Photo by Kyle West
Following recent snowstorms that deposited as much as 40 cm onto Hamilton streets, some Hamilton residents are using social media to bring attention to the issue of snow-covered residential sidewalks.
Currently, residents are expected to clear snow from their sidewalks within 24 hours of a “snow event.” If residents fail to comply, the city will issue a 24-hour “Notice to Comply,” followed by possible inspection and a contracting fee for the homeowner.
However, residents say both residential and city sidewalks are still not being cleared, either by residents or by the city.

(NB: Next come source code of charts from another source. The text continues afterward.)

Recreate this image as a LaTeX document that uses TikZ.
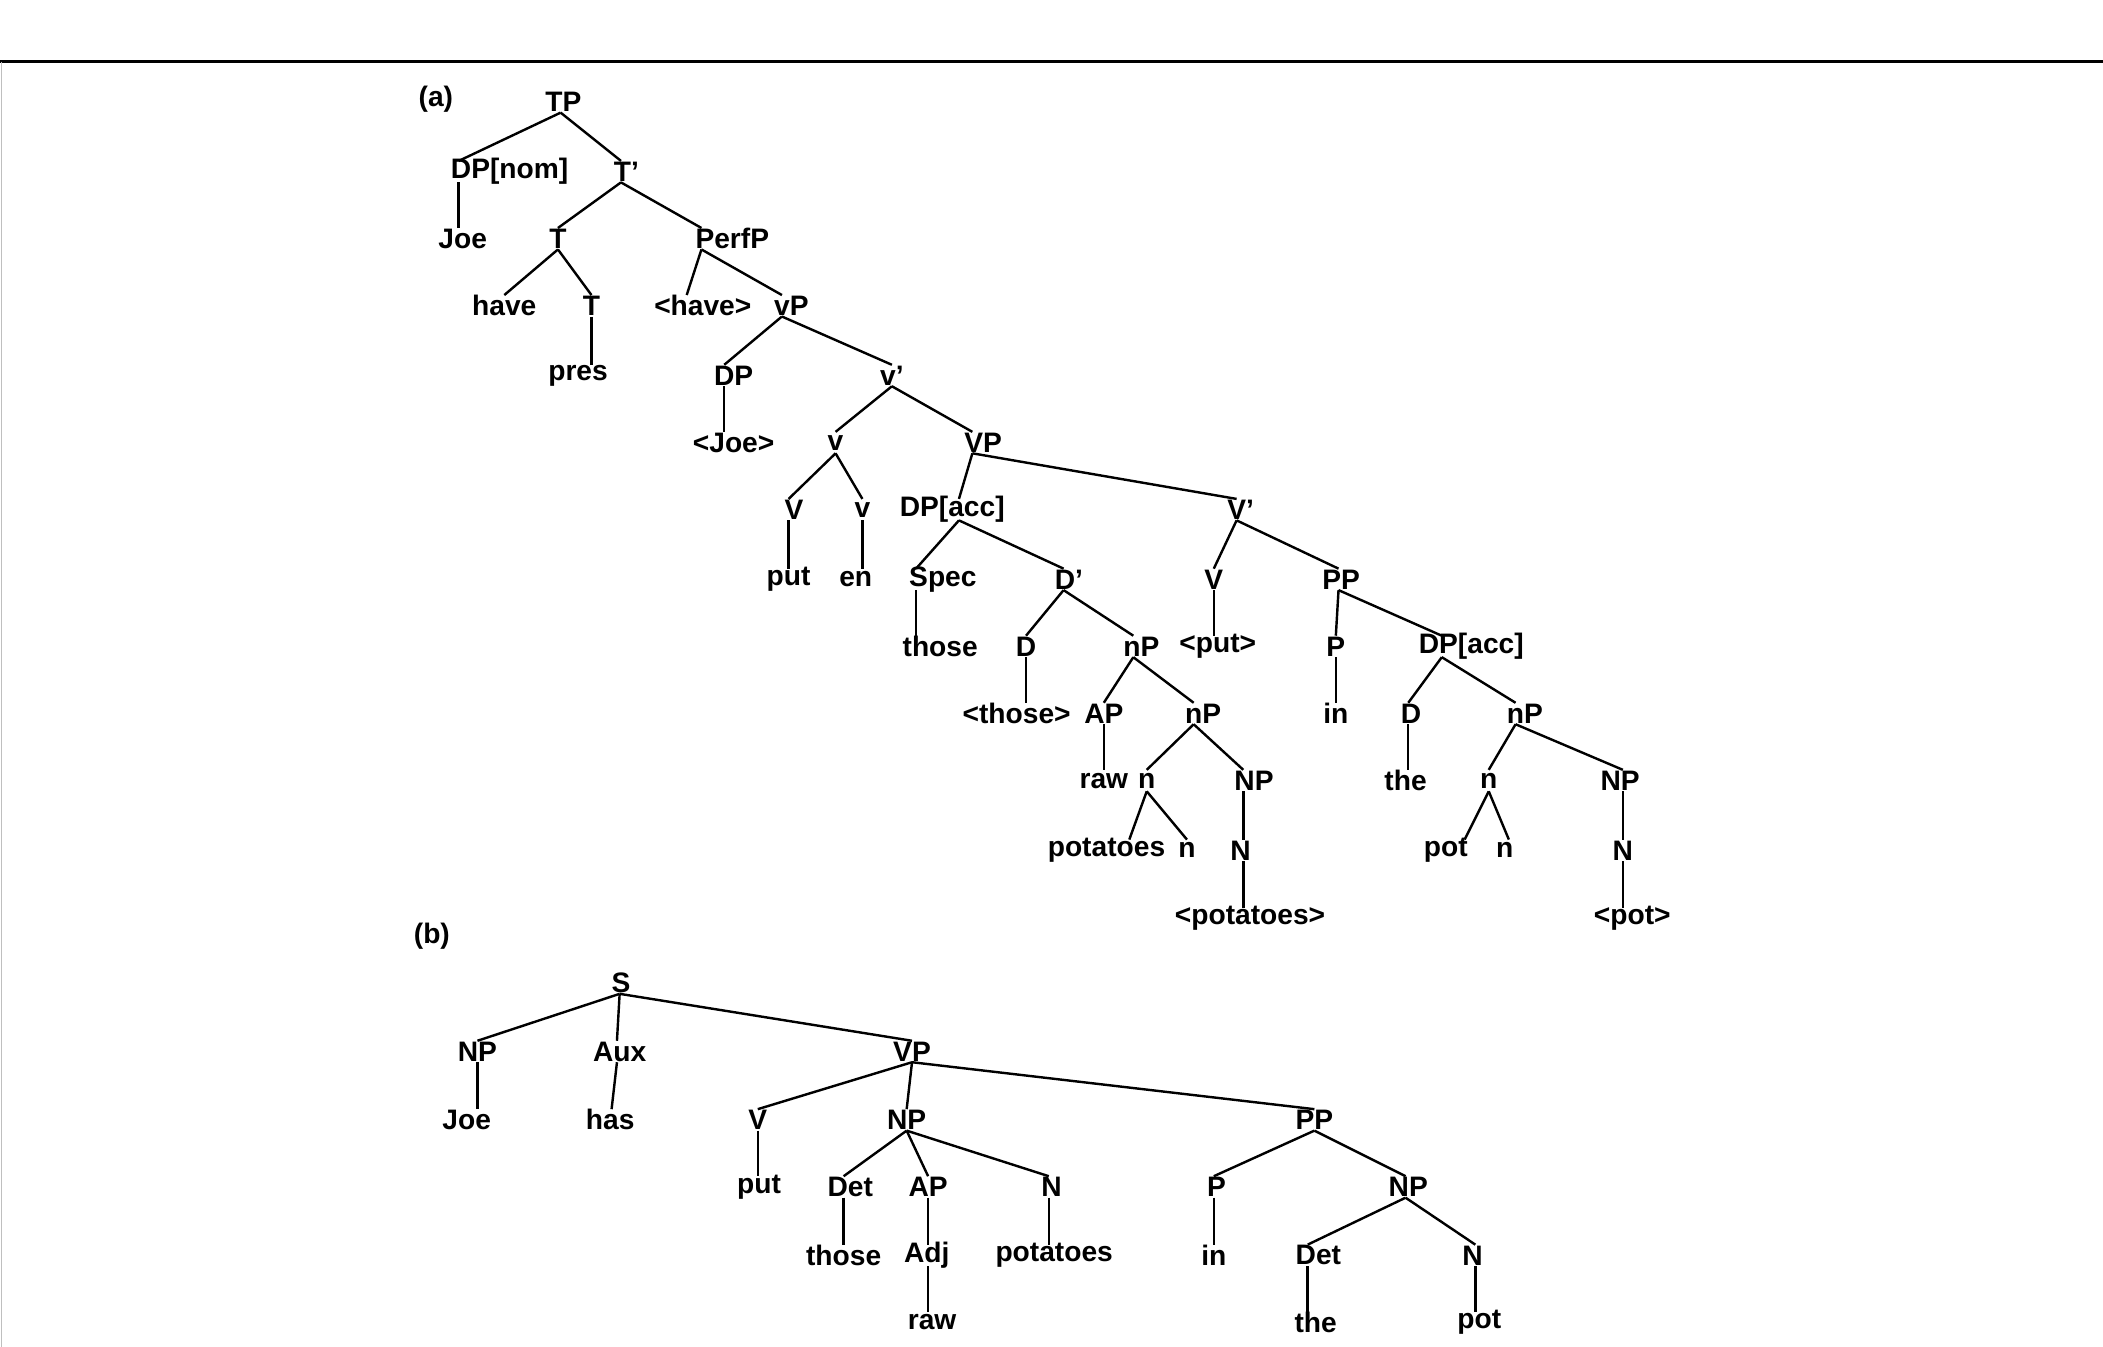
\documentclass[tikz,border=0pt]{standalone}
\usepackage{fontspec}
\setmainfont{Liberation Sans}
\begin{document}
\begin{tikzpicture}[x=0.5pt,y=-0.5pt,
  lab/.style={inner sep=0.5pt,font=\bfseries\fontsize{10.5}{12}\selectfont},
  edge/.style={line width=0.9pt}]
\useasboundingbox (0,0) rectangle (1568,1004);
\draw[line width=0.9pt] (0,46) -- (1568,46);
\draw[line width=0.4pt,black!25] (1,46) -- (1,1004);
\node[lab] (la) at (325,74) {(a)};
\node[lab] (lb) at (322,698) {(b)};
\foreach \n/\x/\y/\ax/\t in {
 TP/420/76/418/TP, DPn/380/128/342/DP[nom], Tb/467/128/463/T',
 Joe/345/178/342/Joe, T1/416/178/416/T, PerfP/546/178/523/PerfP,
 have/376/228/376/have, T2/441/228/441/T, ahave/524/228/512/<have>, vP/590/228/583/vP,
 pres/431/280/441/pres, DP/547/280/540/DP, vb/665/280/665/v',
 aJoe/547/330/540/<Joe>, v1/623/330/623/v, VP/733/330/725/VP,
 V1/592/380/588/V, v2/643/380/643/v, DPa/710/380/715/DP[acc], Vb/925/380/922/V',
 put/588/432/588/put, en/638/432/643/en, Spec/703/432/683/Spec, Db/797/432/793/D', V2/905/432/905/V, PP/1000/432/998/PP,
 those/701/482/683/those, D1/765/482/765/D, nP1/851/482/845/nP, aput/908/482/905/<put>, P/996/482/996/P, DPa2/1097/482/1075/DP[acc],
 athose/758/532/765/<those>, AP/823/532/823/AP, nP2/897/532/890/nP, in/996/532/996/in, D2/1052/532/1050/D, nP3/1137/532/1130/nP,
 raw/823/582/823/raw, n1/855/582/855/n, NP1/935/582/927/NP, the/1048/582/1050/the, n2/1110/582/1110/n, NP2/1208/582/1210/NP,
 potatoes/825/634/842/potatoes, n3/885/634/885/n, N1/925/634/927/N, pot/1078/634/1092/pot, n4/1122/634/1125/n, N2/1210/634/1210/N,
 apot1/932/685/927/<potatoes>, apot2/1217/685/1210/<pot>,
 S/463/733/462/S, bNP/356/784/356/NP, Aux/462/784/460/Aux, bVP/680/784/680/VP,
 bJoe/348/835/356/Joe, has/455/835/456/has, bV/565/835/565/V, bNP2/676/835/676/NP, bPP/980/835/980/PP,
 bput/566/885/565/put, Det/634/885/629/Det, bAP/692/885/692/AP, bN/784/885/782/N, bP/907/885/905/P, bNP3/1050/885/1048/NP,
 bthose/629/936/629/those, Adj/691/936/692/Adj, bpotatoes/786/936/782/potatoes, bin/905/936/905/in, Det2/983/936/975/Det, bN2/1098/936/1100/N,
 braw/695/986/692/raw, bthe/981/986/975/the, bpot/1103/986/1100/pot}
 {\node[lab] (\n) at (\x,\y) {\t};
  \coordinate (\n-t) at (\ax,\y-8);
  \coordinate (\n-b) at (\ax,\y+8);}
\foreach \a/\b in {TP/DPn, TP/Tb, DPn/Joe, Tb/T1, Tb/PerfP, T1/have, T1/T2, T2/pres,
 PerfP/ahave, PerfP/vP, vP/DP, vP/vb, DP/aJoe, vb/v1, vb/VP, v1/V1, v1/v2, V1/put, v2/en,
 VP/DPa, VP/Vb, DPa/Spec, DPa/Db, Spec/those, Db/D1, Db/nP1, D1/athose, nP1/AP, nP1/nP2,
 AP/raw, nP2/n1, nP2/NP1, n1/potatoes, n1/n3, NP1/N1, N1/apot1,
 Vb/V2, Vb/PP, V2/aput, PP/P, PP/DPa2, P/in, DPa2/D2, DPa2/nP3, D2/the, nP3/n2, nP3/NP2,
 n2/pot, n2/n4, NP2/N2, N2/apot2,
 S/bNP, S/Aux, S/bVP, bNP/bJoe, Aux/has, bVP/bV, bVP/bNP2, bVP/bPP, bV/bput,
 bNP2/Det, bNP2/bAP, bNP2/bN, Det/bthose, bAP/Adj, Adj/braw, bN/bpotatoes,
 bPP/bP, bPP/bNP3, bP/bin, bNP3/Det2, bNP3/bN2, Det2/bthe, bN2/bpot}
 \draw[edge] (\a-b) -- (\b-t);
\end{tikzpicture}
\end{document}
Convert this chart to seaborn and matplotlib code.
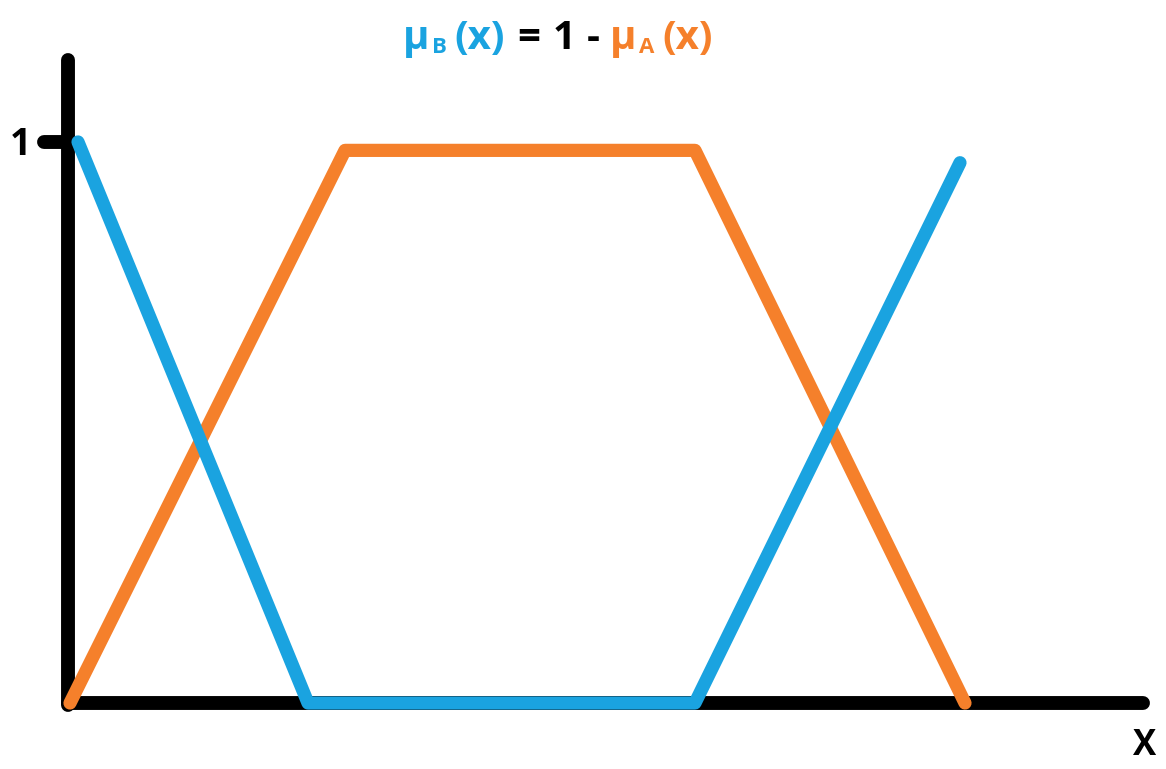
import numpy as np
import pandas as pd
import matplotlib.pyplot as plt
import seaborn as sns

# membership functions (x in arbitrary units, y = membership degree)
mu_a_x = [0.0, 2.75, 6.25, 8.95]
mu_a_y = [0.0, 0.985, 0.985, 0.0]
mu_b_x = [0.08, 2.38, 6.25, 8.90]
mu_b_y = [1.0, 0.0, 0.0, 0.963]

# axis extents
axis_x = [-0.02, 10.73]
axis_y = [-0.003, 1.146]
tick_y = [1.0]
tick_labels = ['1']

blue = '#1aa3e0'
orange = '#f5802b'

sns.set_style('white')
plt.rcParams['font.family'] = ['Open Sans', 'DejaVu Sans']

fig = plt.figure(figsize=(11.66, 7.69), dpi=100)
ax = fig.add_axes([0, 0, 1, 1])
ax.set_xlim(-0.70, 10.96)
ax.set_ylim(-0.1176, 1.253)
ax.axis('off')

# hand-drawn style black axes
ax.plot([axis_x[0], axis_x[0]], axis_y, color='black', lw=10, solid_capstyle='round')
ax.plot(axis_x, [0, 0], color='black', lw=10, solid_capstyle='round')
for ty in tick_y:
    ax.plot([-0.26, 0.02], [ty, ty], color='black', lw=10, solid_capstyle='round')

df_a = pd.DataFrame({'x': mu_a_x, 'y': mu_a_y})
df_b = pd.DataFrame({'x': mu_b_x, 'y': mu_b_y})
sns.lineplot(data=df_a, x='x', y='y', sort=False, color=orange, lw=9.5,
             solid_capstyle='round', solid_joinstyle='round', ax=ax)
sns.lineplot(data=df_b, x='x', y='y', sort=False, color=blue, lw=9.5,
             solid_capstyle='round', solid_joinstyle='round', ax=ax)

for ty, lab in zip(tick_y, tick_labels):
    ax.text(-0.49, ty - 0.005, lab, ha='center', va='center', fontsize=27,
            fontweight='bold', color='black')
ax.text(10.75, -0.077, 'X', ha='center', va='center', fontsize=25,
        fontweight='bold', color='black')

# title pieces laid out one after another: (text, colour, subscript?, gap before in px)
pieces = [('μ', blue, False, 0), ('B', blue, True, 2), ('(x)', blue, False, 8),
          ('=', 'black', False, 12), ('1', 'black', False, 12), ('-', 'black', False, 12),
          ('μ', orange, False, 10), ('A', orange, True, 2), ('(x)', orange, False, 8)]
W, H = 1166, 769
renderer = fig.canvas.get_renderer()
texts = []
x = 0
for txt, col, sub, gap in pieces:
    fs = 16 if sub else 29
    py = 53 if sub else 49
    t = fig.text(0, 1 - py / H, txt, color=col, fontsize=fs,
                 fontweight='bold', ha='left', va='baseline')
    x += gap
    texts.append((t, x))
    x += t.get_window_extent(renderer).width
left = 558 - x / 2
for t, off in texts:
    t.set_x((left + off) / W)

fig.savefig('out.png', dpi=100)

The Disability Justice Network of Ontario has encouraged residents to participate in the “Snow and Tell” campaign by tweeting out pictures of snow or ice-covered roads and sidewalks using the hashtag #AODAfail, referring to the Accessibility for Ontarians for Disabilities Act.
McMaster student and local community organizer Sophie Geffros supports the campaigns and says it a serious issue of accessibility and justice.
Geffros uses a wheelchair and knows how especially difficult it can be for those who use mobility devices to navigate through snow-covered streets.
“It’s people who use mobility devices. It’s people with strollers. And it’s older folks. People end up on the street. If you go on any street after a major storm, you’ll see people in wheelchairs and with buggies on the street with cars because the sidewalks just aren’t clear,” Geffros said.
.@cityofhamilton needs to fund public snow clearance of sidewalks. When I can’t leave my home, go to my job, or participate in public life because of uncleared or poorly cleared sidewalks, this is a social justice and equity issue. #HamOnt
— Sophie G (@sgeffros) January 21, 2019
Snow-covered sidewalks also affect the ability for people, especially those who use mobility devices, to access public transit.
“Even when snow has been cleared, often times when it gets cleared, it gets piled on curb cuts and piled near bus stops and all these places that are that are vital to people with disabilities,” Geffros said.
Geffros sees the need for clearing sidewalks as non-negotiable.
“By treating our sidewalk network as not a network but hundreds of individual tiny chunks of sidewalk, it means that if there’s a breakdown at any point in that network, I can’t get around,” Geffros said. “If every single sidewalk on my street is shoveled but one isn’t, I can’t use that entire sidewalk. We need to think of it as a vital service in the same way that we think of road snow clearance as a vital service.”
Public awareness about the issue may push city council.
Some councillors have expressed support for a city-run snow clearing service, including Ward 1 councillor Maureen Wilson and Ward 3 councillor Nrinder Nann.
I just don’t find it all that complicated. Cities are for people. It is in our best interest, financial and otherwise, to plow sidewalks. It’s also a matter of justice. I await the city manager’s report and ensuing debate
— Maureen Wilson (@ward1wilson) January 29, 2019
A city council report issued in 2014 stated that a 34 dollar annual increase in tax for each homeowner would be enough to fund sidewalk snow-clearing.
Recently, Wilson requested the city council to issue a new report on the potential costs of funding snow-clearing service.
Geffros sees potential for the current discourse to open up to further discussions on other issues of accessibility and social justice.
Hamilton’s operating budget will likely be finalized around April. Until then, Geffros and other Hamilton residents will continue to speak out on the issue.